● **YOUR INSTRUCTIONS**:
Only the lines from the start of the data through the line with "(q-bwt353) at (57,251)" belong in the copy. Restate them word for word, minus the pictures.
-------- DATASET EXTRACT --------
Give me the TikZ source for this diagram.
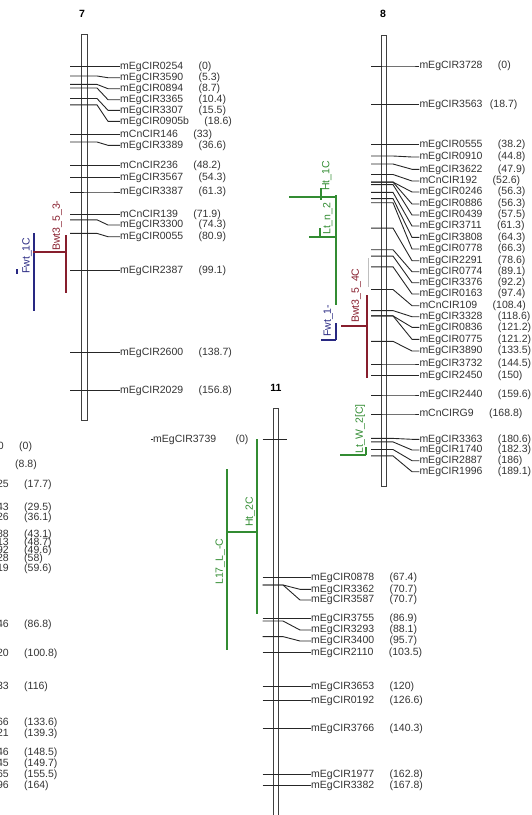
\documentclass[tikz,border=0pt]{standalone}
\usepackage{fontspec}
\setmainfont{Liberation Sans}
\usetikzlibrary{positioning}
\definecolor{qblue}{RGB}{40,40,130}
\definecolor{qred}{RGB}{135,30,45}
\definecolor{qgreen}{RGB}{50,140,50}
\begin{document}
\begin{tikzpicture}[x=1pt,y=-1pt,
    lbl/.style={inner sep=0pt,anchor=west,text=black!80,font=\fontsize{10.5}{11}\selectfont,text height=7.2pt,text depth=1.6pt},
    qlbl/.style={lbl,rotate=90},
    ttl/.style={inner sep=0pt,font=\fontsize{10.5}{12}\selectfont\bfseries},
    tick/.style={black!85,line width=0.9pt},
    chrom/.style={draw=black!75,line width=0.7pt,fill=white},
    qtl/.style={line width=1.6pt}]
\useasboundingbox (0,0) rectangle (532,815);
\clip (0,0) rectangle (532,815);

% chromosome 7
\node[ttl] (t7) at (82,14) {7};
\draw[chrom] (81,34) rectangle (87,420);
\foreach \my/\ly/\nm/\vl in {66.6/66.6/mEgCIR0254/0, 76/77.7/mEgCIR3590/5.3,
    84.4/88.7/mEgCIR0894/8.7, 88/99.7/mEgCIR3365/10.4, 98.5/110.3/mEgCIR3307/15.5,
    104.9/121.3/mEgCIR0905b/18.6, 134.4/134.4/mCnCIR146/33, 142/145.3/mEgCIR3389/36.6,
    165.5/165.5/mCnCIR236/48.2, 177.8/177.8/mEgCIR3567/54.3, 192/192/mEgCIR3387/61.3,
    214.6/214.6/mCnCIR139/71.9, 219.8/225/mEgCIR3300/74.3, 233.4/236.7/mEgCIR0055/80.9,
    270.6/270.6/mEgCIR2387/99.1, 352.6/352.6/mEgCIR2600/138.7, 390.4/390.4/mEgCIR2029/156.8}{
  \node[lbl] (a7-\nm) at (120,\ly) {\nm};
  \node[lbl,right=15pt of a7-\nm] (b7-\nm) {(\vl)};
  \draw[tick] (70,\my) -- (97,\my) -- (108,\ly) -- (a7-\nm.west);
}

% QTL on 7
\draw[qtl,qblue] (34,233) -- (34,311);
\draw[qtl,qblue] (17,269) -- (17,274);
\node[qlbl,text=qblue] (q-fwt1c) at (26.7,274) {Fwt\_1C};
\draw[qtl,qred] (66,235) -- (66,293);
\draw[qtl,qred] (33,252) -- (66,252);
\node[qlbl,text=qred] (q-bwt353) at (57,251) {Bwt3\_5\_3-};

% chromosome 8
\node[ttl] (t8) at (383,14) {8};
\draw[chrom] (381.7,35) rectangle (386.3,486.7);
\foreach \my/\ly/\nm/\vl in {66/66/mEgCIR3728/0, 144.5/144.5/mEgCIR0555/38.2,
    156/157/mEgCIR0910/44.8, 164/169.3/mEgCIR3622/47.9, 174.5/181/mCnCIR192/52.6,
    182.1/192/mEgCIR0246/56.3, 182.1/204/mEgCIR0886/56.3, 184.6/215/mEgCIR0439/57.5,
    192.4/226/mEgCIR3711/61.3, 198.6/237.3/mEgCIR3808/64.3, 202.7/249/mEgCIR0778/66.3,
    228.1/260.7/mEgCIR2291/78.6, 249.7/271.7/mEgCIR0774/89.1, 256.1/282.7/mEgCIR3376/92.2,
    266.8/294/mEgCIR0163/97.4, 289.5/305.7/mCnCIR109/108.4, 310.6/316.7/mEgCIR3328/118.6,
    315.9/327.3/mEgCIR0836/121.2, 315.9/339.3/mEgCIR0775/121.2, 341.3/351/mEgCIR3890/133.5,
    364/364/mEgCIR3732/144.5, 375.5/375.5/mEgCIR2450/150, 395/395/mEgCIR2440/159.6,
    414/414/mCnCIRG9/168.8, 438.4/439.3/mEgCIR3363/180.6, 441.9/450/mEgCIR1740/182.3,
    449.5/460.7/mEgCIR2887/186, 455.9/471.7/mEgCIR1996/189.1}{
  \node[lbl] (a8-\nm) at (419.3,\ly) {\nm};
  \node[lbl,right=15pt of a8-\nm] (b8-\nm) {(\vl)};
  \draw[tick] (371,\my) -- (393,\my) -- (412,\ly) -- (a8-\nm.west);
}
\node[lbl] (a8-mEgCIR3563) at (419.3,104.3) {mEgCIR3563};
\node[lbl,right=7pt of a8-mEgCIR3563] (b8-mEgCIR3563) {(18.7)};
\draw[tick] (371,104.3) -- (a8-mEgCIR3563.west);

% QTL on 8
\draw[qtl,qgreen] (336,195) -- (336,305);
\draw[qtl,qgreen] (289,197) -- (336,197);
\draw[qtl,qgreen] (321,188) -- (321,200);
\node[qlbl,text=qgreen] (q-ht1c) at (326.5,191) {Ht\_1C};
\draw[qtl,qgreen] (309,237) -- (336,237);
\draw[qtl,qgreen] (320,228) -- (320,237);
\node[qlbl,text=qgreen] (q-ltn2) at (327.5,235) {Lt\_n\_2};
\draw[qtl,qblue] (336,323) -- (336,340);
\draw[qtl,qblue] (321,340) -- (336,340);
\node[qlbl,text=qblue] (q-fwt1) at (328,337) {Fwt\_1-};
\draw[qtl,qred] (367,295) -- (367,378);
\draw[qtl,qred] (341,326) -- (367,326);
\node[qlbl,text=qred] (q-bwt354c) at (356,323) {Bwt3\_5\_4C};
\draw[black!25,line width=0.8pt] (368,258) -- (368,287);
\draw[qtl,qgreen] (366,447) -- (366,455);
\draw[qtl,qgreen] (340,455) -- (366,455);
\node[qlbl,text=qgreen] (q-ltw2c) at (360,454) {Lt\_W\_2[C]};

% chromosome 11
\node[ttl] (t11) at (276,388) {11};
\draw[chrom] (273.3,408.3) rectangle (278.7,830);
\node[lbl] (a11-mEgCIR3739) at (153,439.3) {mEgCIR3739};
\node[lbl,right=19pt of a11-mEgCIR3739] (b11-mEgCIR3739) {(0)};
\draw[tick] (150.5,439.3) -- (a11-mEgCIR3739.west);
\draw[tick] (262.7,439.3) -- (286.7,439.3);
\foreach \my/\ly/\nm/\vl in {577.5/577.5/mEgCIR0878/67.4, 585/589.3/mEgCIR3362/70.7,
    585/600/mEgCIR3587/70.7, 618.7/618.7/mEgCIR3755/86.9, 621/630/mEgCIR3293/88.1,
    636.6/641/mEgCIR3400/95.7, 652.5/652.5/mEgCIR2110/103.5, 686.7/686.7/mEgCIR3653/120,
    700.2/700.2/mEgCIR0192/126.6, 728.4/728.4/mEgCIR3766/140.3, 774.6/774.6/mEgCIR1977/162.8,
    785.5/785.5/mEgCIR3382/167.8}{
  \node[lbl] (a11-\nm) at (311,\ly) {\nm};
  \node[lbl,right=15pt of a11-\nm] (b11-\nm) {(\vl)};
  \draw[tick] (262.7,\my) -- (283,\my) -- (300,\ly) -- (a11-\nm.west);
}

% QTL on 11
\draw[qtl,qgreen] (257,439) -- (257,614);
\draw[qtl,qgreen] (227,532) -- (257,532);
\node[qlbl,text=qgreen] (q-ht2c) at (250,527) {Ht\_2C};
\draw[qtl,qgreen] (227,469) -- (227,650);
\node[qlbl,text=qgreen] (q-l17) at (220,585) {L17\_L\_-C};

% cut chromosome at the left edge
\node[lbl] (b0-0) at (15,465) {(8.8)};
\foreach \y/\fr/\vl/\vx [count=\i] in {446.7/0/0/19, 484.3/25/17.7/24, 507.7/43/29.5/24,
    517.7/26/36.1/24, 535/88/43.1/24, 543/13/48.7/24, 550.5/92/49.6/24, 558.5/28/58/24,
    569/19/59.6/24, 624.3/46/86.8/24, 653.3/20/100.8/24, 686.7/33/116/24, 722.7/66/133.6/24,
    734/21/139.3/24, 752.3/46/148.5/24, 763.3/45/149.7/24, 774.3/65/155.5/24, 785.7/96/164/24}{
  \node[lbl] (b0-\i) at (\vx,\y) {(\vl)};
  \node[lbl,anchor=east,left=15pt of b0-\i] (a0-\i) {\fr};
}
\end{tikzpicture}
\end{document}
--------
● **COMPLETE RESPONSE**:
Give me the TikZ source for this diagram.
\documentclass[tikz,border=0pt]{standalone}
\usepackage{fontspec}
\setmainfont{Liberation Sans}
\usetikzlibrary{positioning}
\definecolor{qblue}{RGB}{40,40,130}
\definecolor{qred}{RGB}{135,30,45}
\definecolor{qgreen}{RGB}{50,140,50}
\begin{document}
\begin{tikzpicture}[x=1pt,y=-1pt,
    lbl/.style={inner sep=0pt,anchor=west,text=black!80,font=\fontsize{10.5}{11}\selectfont,text height=7.2pt,text depth=1.6pt},
    qlbl/.style={lbl,rotate=90},
    ttl/.style={inner sep=0pt,font=\fontsize{10.5}{12}\selectfont\bfseries},
    tick/.style={black!85,line width=0.9pt},
    chrom/.style={draw=black!75,line width=0.7pt,fill=white},
    qtl/.style={line width=1.6pt}]
\useasboundingbox (0,0) rectangle (532,815);
\clip (0,0) rectangle (532,815);

% chromosome 7
\node[ttl] (t7) at (82,14) {7};
\draw[chrom] (81,34) rectangle (87,420);
\foreach \my/\ly/\nm/\vl in {66.6/66.6/mEgCIR0254/0, 76/77.7/mEgCIR3590/5.3,
    84.4/88.7/mEgCIR0894/8.7, 88/99.7/mEgCIR3365/10.4, 98.5/110.3/mEgCIR3307/15.5,
    104.9/121.3/mEgCIR0905b/18.6, 134.4/134.4/mCnCIR146/33, 142/145.3/mEgCIR3389/36.6,
    165.5/165.5/mCnCIR236/48.2, 177.8/177.8/mEgCIR3567/54.3, 192/192/mEgCIR3387/61.3,
    214.6/214.6/mCnCIR139/71.9, 219.8/225/mEgCIR3300/74.3, 233.4/236.7/mEgCIR0055/80.9,
    270.6/270.6/mEgCIR2387/99.1, 352.6/352.6/mEgCIR2600/138.7, 390.4/390.4/mEgCIR2029/156.8}{
  \node[lbl] (a7-\nm) at (120,\ly) {\nm};
  \node[lbl,right=15pt of a7-\nm] (b7-\nm) {(\vl)};
  \draw[tick] (70,\my) -- (97,\my) -- (108,\ly) -- (a7-\nm.west);
}

% QTL on 7
\draw[qtl,qblue] (34,233) -- (34,311);
\draw[qtl,qblue] (17,269) -- (17,274);
\node[qlbl,text=qblue] (q-fwt1c) at (26.7,274) {Fwt\_1C};
\draw[qtl,qred] (66,235) -- (66,293);
\draw[qtl,qred] (33,252) -- (66,252);
\node[qlbl,text=qred] (q-bwt353) at (57,251) {Bwt3\_5\_3-};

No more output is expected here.